Être objecteur de conscience en Suisse

Il serait dangereux de se laisser aller à un antimilitarisme sommaire : un peuple a le droit et le devoir de se défendre contre une agression extérieure. Autrement dit, la remise en question de la défense armée ne peut aller sans la recherche d’une autre forme de défense. Certains préconisent un système de défense qui consiste à armer la population et à fonder la résistance sur des milices populaires. Les partisans de cette défense populaire armée se réfèrent aux divers exemples de guérilla, mouvements de résistance armée sous l’occupation nazie, guerres de libération dans le tiers-monde, etc. Ni la Suisse ni la Chine, pourvu d’un tel système, n’ont eu à faire face à une invasion. Mais si cela arrive, la guérilla n’est possible que si un pays ami ou limitrophe peut servir de sanctuaire, d’appui logistique. De plus les traitements réservés aux populations civiles qui ont eu à subir des années de guérilla, ratissages, massacres, tortures, viols, déportations entraînent un coût humain qui paraît souvent démesuré.

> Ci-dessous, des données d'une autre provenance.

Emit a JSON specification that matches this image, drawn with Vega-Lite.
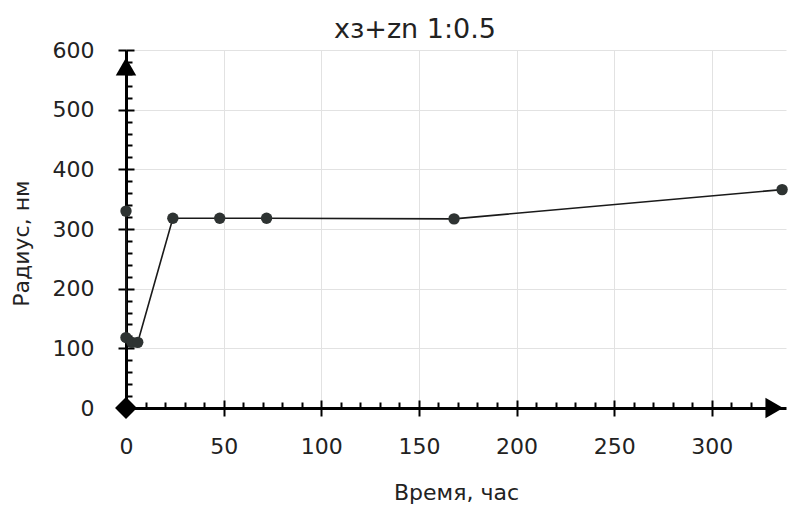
{
  "$schema": "https://vega.github.io/schema/vega-lite/v6.json",
  "width": 660,
  "height": 358,
  "autosize": "none",
  "padding": {"left": 126, "top": 50, "right": 4, "bottom": 102},
  "background": "white",
  "title": {"text": "xз+zn 1:0.5", "font": "DejaVu Sans", "fontSize": 27, "fontWeight": "normal", "color": "#222", "anchor": "middle", "dx": -41, "offset": -5},
  "config": {
    "view": {"stroke": null},
    "axis": {"labelFont": "DejaVu Sans", "labelFontSize": 22, "labelColor": "#222", "titleFont": "DejaVu Sans", "titleFontSize": 22, "titleFontWeight": "normal", "titleColor": "#222", "domainColor": "black", "domainWidth": 3, "tickColor": "black", "tickWidth": 2, "gridColor": "#e2e2e2", "gridWidth": 1, "labelOverlap": false, "labelFlush": false}
  },
  "resolve": {"axis": {"x": "independent", "y": "independent"}},
  "layer": [
    {
      "data": {"values": [
        {"i": 1, "t": 0, "r": 330},
        {"i": 2, "t": 0, "r": 118},
        {"i": 3, "t": 3, "r": 110},
        {"i": 4, "t": 6, "r": 110},
        {"i": 5, "t": 24, "r": 318},
        {"i": 6, "t": 48, "r": 318},
        {"i": 7, "t": 72, "r": 318},
        {"i": 8, "t": 168, "r": 317},
        {"i": 9, "t": 336, "r": 366}
      ]},
      "mark": {"type": "line", "color": "#1a1a1a", "strokeWidth": 1.6},
      "encoding": {
        "x": {"field": "t", "type": "quantitative", "scale": {"domain": [0, 338], "nice": false},
          "axis": {"orient": "bottom", "title": "Время, час", "titlePadding": 25,
            "values": [0, 50, 100, 150, 200, 250, 300],
            "tickSize": 8, "labelPadding": 20, "domain": true, "grid": true,
            "gridOpacity": {"condition": {"test": "datum.value > 0", "value": 1}, "value": 0}}},
        "y": {"field": "r", "type": "quantitative", "scale": {"domain": [0, 600], "nice": false},
          "axis": {"orient": "left", "title": "Радиус, нм", "titlePadding": 19, "titleY": 193,
            "values": [0, 100, 200, 300, 400, 500, 600],
            "tickSize": 8, "labelPadding": 24, "domain": true, "grid": true,
            "gridOpacity": {"condition": {"test": "datum.value > 0", "value": 1}, "value": 0}}},
        "order": {"field": "i"}
      }
    },
    {
      "data": {"values": [
        {"t": 0, "r": 330},
        {"t": 0, "r": 118},
        {"t": 3, "r": 110},
        {"t": 6, "r": 110},
        {"t": 24, "r": 318},
        {"t": 48, "r": 318},
        {"t": 72, "r": 318},
        {"t": 168, "r": 317},
        {"t": 336, "r": 366}
      ]},
      "mark": {"type": "point", "filled": true, "color": "#2e3332", "size": 130, "opacity": 1},
      "encoding": {
        "x": {"field": "t", "type": "quantitative",
          "axis": {"orient": "bottom", "title": null, "labels": false, "domain": false, "grid": false,
            "values": [0,10,20,30,40,50,60,70,80,90,100,110,120,130,140,150,160,170,180,190,200,210,220,230,240,250,260,270,280,290,300,310,320,330],
            "tickSize": {"condition": {"test": "datum.value % 50 === 0", "value": -8}, "value": -6}}},
        "y": {"field": "r", "type": "quantitative",
          "axis": {"orient": "left", "title": null, "labels": false, "domain": false, "grid": false,
            "values": [0,20,40,60,80,100,120,140,160,180,200,220,240,260,280,300,320,340,360,380,400,420,440,460,480,500,520,540,560,580,600],
            "tickSize": {"condition": {"test": "datum.value % 100 === 0", "value": -8}, "value": -6}}}
      }
    },
    {
      "data": {"values": [{"t": 0, "r": 0}]},
      "mark": {"type": "point", "shape": "diamond", "filled": true, "color": "black", "size": 480, "opacity": 1, "clip": false},
      "encoding": {"x": {"field": "t", "type": "quantitative", "axis": null}, "y": {"field": "r", "type": "quantitative", "axis": null}}
    },
    {
      "data": {"values": [{"t": 0, "r": 572}]},
      "mark": {"type": "point", "shape": "triangle-up", "filled": true, "color": "black", "size": 420, "opacity": 1, "clip": false},
      "encoding": {"x": {"field": "t", "type": "quantitative", "axis": null}, "y": {"field": "r", "type": "quantitative", "axis": null}}
    },
    {
      "data": {"values": [{"t": 332, "r": 0}]},
      "mark": {"type": "point", "shape": "triangle-right", "filled": true, "color": "black", "size": 420, "opacity": 1, "clip": false},
      "encoding": {"x": {"field": "t", "type": "quantitative", "axis": null}, "y": {"field": "r", "type": "quantitative", "axis": null}}
    }
  ]
}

Il ne paraît donc nullement déraisonnable d’étudier la possibilité d’une stratégie de défense non armée.

Ce n’est pas la préoccupation de la Suisse où l’objecteur de conscience a longtemps servi de gibier.

Dictionnaire historique de la Suisse

On appelle objecteur de conscience celui qui, en raison de ses convictions, refuse d’accomplir le service militaire obligatoire, inscrit en 1874 dans la Constitution fédérale de la Suisse (art. 18). Une pétition, rejetée par le Conseil fédéral, lança en 1903 le débat politique sur l’introduction d’un service civil. Le Code pénal militaire de 1927 (art. 81) distinguait pour la première fois l’objection de la désertion, mais sans la dépénaliser. La révision de ce Code en 1950 amena des allégements dans l’exécution de la peine pour les cas de refus de servir dus à des motifs religieux ou à une grave détresse morale. La révision de 1967 du Code pénal militaire élargit, en ajoutant aux motifs religieux les motifs éthiques, l’éventail de ce que l’on reconnaissait comme refus de servir pour raisons de conscience. On réduisit pour ces «vrais objecteurs» la durée des peines de prison et on leur facilita la dispense de service armé. Une pétition lancée en 1989 aboutit à l’inscription d’un service civil dans la Constitution (révision de l’art. 18 approuvée en 1992 par 82,5% des voix; art. 59 de la Constitution de 1999). Le principe du service militaire obligatoire fut maintenu, mais la loi prévoyait un service civil de remplacement pour les personnes astreintes au service militaire qui démontraient de manière crédible, lors d’un soi-disant examen de conscience, qu’elles ne pouvaient concilier le service militaire avec leur conscience. La loi sur le service civil et l’ordonnance d’application entrèrent en vigueur en 1996. L’examen de conscience, trop compliqué, fut supprimé en 2009 et remplacé par la «preuve par l’acte». Celle-ci oblige les objecteurs de conscience à effectuer un service civil de remplacement d’une durée une fois et demie plus longue que le service militaire.

Une motion et une initiative visant à réhabiliter les objecteurs de conscience qui avaient été condamnés par le passé, furent rejetées au niveau parlementaire respectivement en 2000 et 2019.

Université de Genève, mars 2019

La Suisse comptait près de 50 000 personnes admises au service civil à la fin de l’année 2017. Pour éviter de porter l’uniforme, il a suffi à ces objecteurs de s’inscrire via le portail internet mis à disposition par l’administration fédérale et de suivre une journée d’introduction obligatoire. Les choses n’ont cependant pas toujours été aussi simples. Jusqu’à l’entrée en vigueur de la loi sur le service alternatif, en 1993, plus de 20 000 jeunes citoyens ont en effet payé de la prison leur refus de porter l’uniforme, avec des peines pouvant aller jusqu’à 3 ans de réclusion. Même si un retour en arrière n’est pas à exclure, le Conseil fédéral affichant clairement la volonté de réduire de façon substantielle le nombre d’admissions au service civil, le recours à de telles extrémités semble désormais appartenir au passé.

Mais ce n’est pas le cas partout. Certains États, comme Singapour, la Turquie, la Corée du Sud ou encore l’Érythrée restent aujourd’hui encore très réticents à mettre en place une alternative au service militaire obligatoire, quand ils ne continuent pas à prononcer de lourdes peines à l’encontre des individus qui refusent de porter les armes pour des questions de conscience.